Japan Entity Set Up
Japan Entity Set Up
Establishing a subsidiary overseas is a potentially costly and time-consuming venture without any guarantee of success. Japan is no exception to these issues. Incoming companies would typically choose to set up a Limited Liability Company (LLC) known as a Godo Kaisha or a joint stock company (Kabushiki Kaisha, KK). After the initial step of registering a unique company name with the Ministry of Justice’s Legal Affairs Office there follows a daunting succession of registration procedures for onboarding and putting staff on the payroll.
Expanding overseas is a major step. If the move fails, companies face the extra expenditure and stress of closing the business, selling property, and paying off employees. It is easy to stumble while chasing two objectives – advancing your company at home while moving into a new territory, maybe thousands of miles overseas.
Once the subsidiary is legally established, other crucial factors must be dealt with. Tax processing, filing accounts, legal compliance, workforce management, payroll and recruitment add up to a hefty workload.
How to set up a Japan Subsidiary
Any entity established in Japan is governed by the Companies Act and supplementary corporate governance laws.
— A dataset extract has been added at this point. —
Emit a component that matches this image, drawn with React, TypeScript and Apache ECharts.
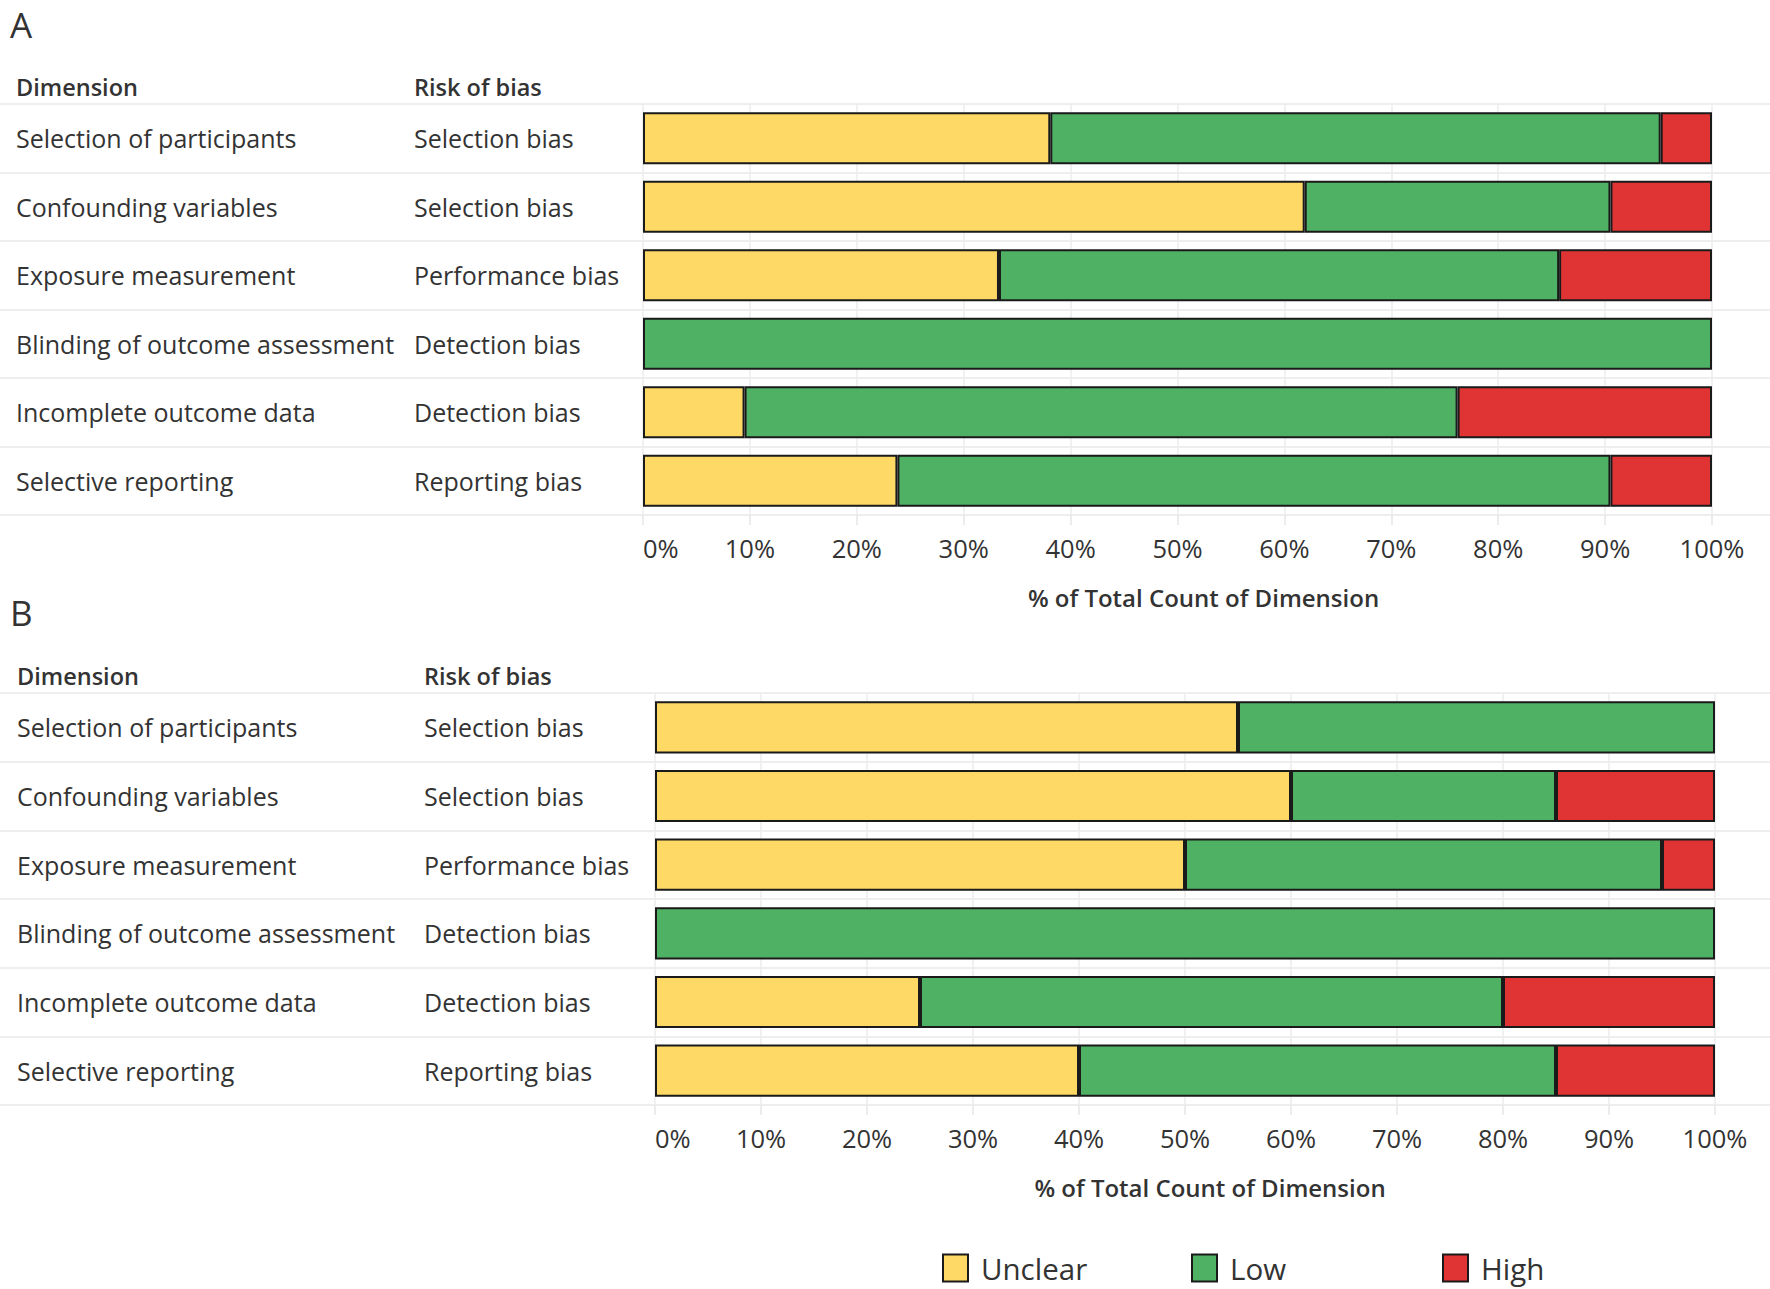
import React, { useEffect, useRef } from "react";
import * as echarts from "echarts";

const dimensions = [
  "Selection of participants",
  "Confounding variables",
  "Exposure measurement",
  "Blinding of outcome assessment",
  "Incomplete outcome data",
  "Selective reporting",
];
const riskOfBias = [
  "Selection bias",
  "Selection bias",
  "Performance bias",
  "Detection bias",
  "Detection bias",
  "Reporting bias",
];
const levels = ["Unclear", "Low", "High"];
const levelColors = ["#FED966", "#4FB163", "#E03434"];

// Panel A (% of total count)
const unclearA = [38.1, 61.9, 33.3, 0, 9.5, 23.8];
const lowA = [57.1, 28.6, 52.4, 100, 66.7, 66.7];
const highA = [4.8, 9.5, 14.3, 0, 23.8, 9.5];
// Panel B (% of total count)
const unclearB = [55, 60, 50, 0, 25, 40];
const lowB = [45, 25, 45, 100, 55, 45];
const highB = [0, 15, 5, 0, 20, 15];

const xTicks = [0, 10, 20, 30, 40, 50, 60, 70, 80, 90, 100];

const FONT = "Open Sans";
const TEXT = "#333333";

export default function App() {
  const ref = useRef<HTMLDivElement>(null);
  useEffect(() => {
    if (!ref.current) return;
    const chart = echarts.init(ref.current, null, { renderer: "svg" });

    const panels = [
      { key: "A", top: 104, height: 411, plotLeft: 643, plotWidth: 1069, dimX: 16, riskX: 414, headerY: 87, letterY: 24, titleShift: 52, data: [unclearA, lowA, highA] },
      { key: "B", top: 693, height: 412, plotLeft: 655, plotWidth: 1060, dimX: 17, riskX: 424, headerY: 676, letterY: 612, titleShift: 50, data: [unclearB, lowB, highB] },
    ];

    const grid: any[] = [];
    const xAxis: any[] = [];
    const yAxis: any[] = [];
    const series: any[] = [];
    const graphic: any[] = [];

    panels.forEach((p, pi) => {
      const base = pi * 3;
      grid.push({ left: 0, width: 1770, top: p.top, height: p.height, containLabel: false });
      grid.push({ left: p.riskX, width: 200, top: p.top, height: p.height, containLabel: false });
      grid.push({ left: p.plotLeft, width: p.plotWidth, top: p.top, height: p.height, containLabel: false });

      xAxis.push({ type: "value", gridIndex: base, show: false, min: 0, max: 100 });
      xAxis.push({ type: "value", gridIndex: base + 1, show: false, min: 0, max: 100 });
      xAxis.push({
        type: "value",
        gridIndex: base + 2,
        min: 0,
        max: 100,
        interval: 10,
        axisLine: { show: false },
        axisTick: { show: true, length: 10, lineStyle: { color: "#E6E6E6", width: 1.5 } },
        splitLine: { show: true, lineStyle: { color: "#EDEDED", width: 1.5 } },
        axisLabel: {
          formatter: (v: number) => (xTicks.includes(v) ? v + "%" : ""),
          color: TEXT,
          fontFamily: FONT,
          fontSize: 25.5,
          margin: 20,
          alignMinLabel: "left",
        },
        name: "% of Total Count of Dimension",
        nameLocation: "middle",
        nameGap: 70,
        nameTextStyle: { color: TEXT, fontFamily: FONT, fontSize: 24, fontWeight: 600, padding: [0, 0, 0, p.titleShift] },
      });

      yAxis.push({
        type: "category",
        gridIndex: base,
        data: dimensions,
        inverse: true,
        axisLine: { show: false },
        axisTick: { show: false },
        splitLine: { show: true, interval: 0, lineStyle: { color: "#E8E8E8", width: 1.5 } },
        axisLabel: { inside: true, margin: p.dimX, align: "left", color: TEXT, fontFamily: FONT, fontSize: 25, interval: 0 },
      });
      yAxis.push({
        type: "category",
        gridIndex: base + 1,
        data: dimensions.map((d, i) => d + "|" + i),
        inverse: true,
        axisLine: { show: false },
        axisTick: { show: false },
        axisLabel: {
          inside: true,
          margin: 0,
          align: "left",
          color: TEXT,
          fontFamily: FONT,
          fontSize: 25,
          interval: 0,
          formatter: (_v: string, idx: number) => riskOfBias[idx],
        },
      });
      yAxis.push({
        type: "category",
        gridIndex: base + 2,
        data: dimensions,
        inverse: true,
        show: false,
      });

      levels.forEach((lv, li) => {
        series.push({
          type: "bar",
          name: lv,
          xAxisIndex: base + 2,
          yAxisIndex: base + 2,
          stack: "s" + p.key,
          barWidth: "76%",
          data: p.data[li].map((v) => (v === 0 ? "-" : v)),
          itemStyle: { color: levelColors[li], borderColor: "#1a1a1a", borderWidth: 2 },
          emphasis: { disabled: true },
        });
      });

      graphic.push({
        type: "text",
        x: 10,
        y: p.letterY,
        style: { text: p.key, fontFamily: FONT, fontSize: 35, lineHeight: 35, fill: TEXT, verticalAlign: "middle" },
      });
      graphic.push({
        type: "text",
        x: p.dimX,
        y: p.headerY,
        style: { text: "Dimension", fontFamily: FONT, fontSize: 23.5, fontWeight: 600, fill: TEXT, verticalAlign: "middle" },
      });
      graphic.push({
        type: "text",
        x: p.riskX,
        y: p.headerY,
        style: { text: "Risk of bias", fontFamily: FONT, fontSize: 23.5, fontWeight: 600, fill: TEXT, verticalAlign: "middle" },
      });
    });

    const legendX = [937, 1186, 1437];
    const legend = levels.map((lv, i) => ({
      data: [lv],
      left: legendX[i],
      top: 1248,
      icon: "rect",
      itemWidth: 25,
      itemHeight: 27,
      selectedMode: false,
      textStyle: { color: TEXT, fontFamily: FONT, fontSize: 29.5, lineHeight: 30, padding: [0, 0, 0, 8] },
    }));

    chart.setOption({
      animation: false,
      backgroundColor: "#ffffff",
      textStyle: { fontFamily: FONT },
      grid,
      xAxis,
      yAxis,
      series,
      legend,
      graphic,
    });
    return () => chart.dispose();
  }, []);

  return (
    <div
      ref={ref}
      style={{ position: "absolute", left: 0, top: 0, width: 1770, height: 1289 }}
    />
  );
}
The most popular form for a subsidiary is a Limited Liability Company (LLC) known as a Godo Kaisha (GK) or a joint stock company (Kabushiki Kaisha, KK), which are modelled on western limited liability companies.
Requirements for a subsidiary include:
- A Japanese resident, foreign or local, is appointed incorporator and must register a seal (Inkan) with the Trade Register to be used on official company documents, attach his own seal and apply for the Representative Seal ID card.
- Articles of Incorporation are notarized in Japanese, which include full details of the company’s registered address and any shareholders.
- The unique company name must be submitted to the Trade Register; can be in English but must include the Japanese characters for Godo Kaisha or Kabushiki Kaisha.
- Paid-up capital is deposited in incorporator’s bank account.
- All certified documents are submitted to the Legal Affairs Office of the Ministry of Justice.
- The appointed incorporator transfers responsibilities to the company’s executive director or manager, who take possession of the Certificate of Incorporation and Representative Seal from the Legal Affairs Office.
Once ‘up and running’ other procedures include:
- Remitting withheld taxes to the National Tax Agency (Kokuzei-cho, NTA).
- Remitting social insurance deductions to the relevant social insurance systems (Shakai Hoken).
- Withholding national income tax monthly.
- Providing employees with an annual certificate of deductions (Gensen) in December each year.
- Reconciling national and local taxes to assess for refunds or extra payments.
Benefits of setting up a Subsidiary in Japan
Foreign companies attracted by operating in Japan’s economy – the third largest in the world – will be entering a demanding marketplace. Therefore, setting up a subsidiary is the preferred route for exploring the opportunities of this exciting market.
The parent company has the advantage of investigating the potential of the Japanese market without committing to major capital investment. There is also the potential to move further afield into the Pacific Rim and Far East markets.
A subsidiary in Japan is incorporated either as a joint stock company (Kabushiki Kaisha, KK) or more typically as a limited liability entity Godo Kaisha (GK). These are separate legal entities from foreign parent companies.
Further benefits from taking this route include:
- The subsidiary is a separate legal entity to the parent company
- The subsidiary has the flexibility to operate under its own business name and pursue independent business activities once it has obtained any necessary licenses
- The subsidiary will boost the international profile of the parent company
- The subsidiary has the same legal standing as local companies and can be eligible for government tax incentives and benefits
The parent company is not liable for the obligations and debts of the subsidiary.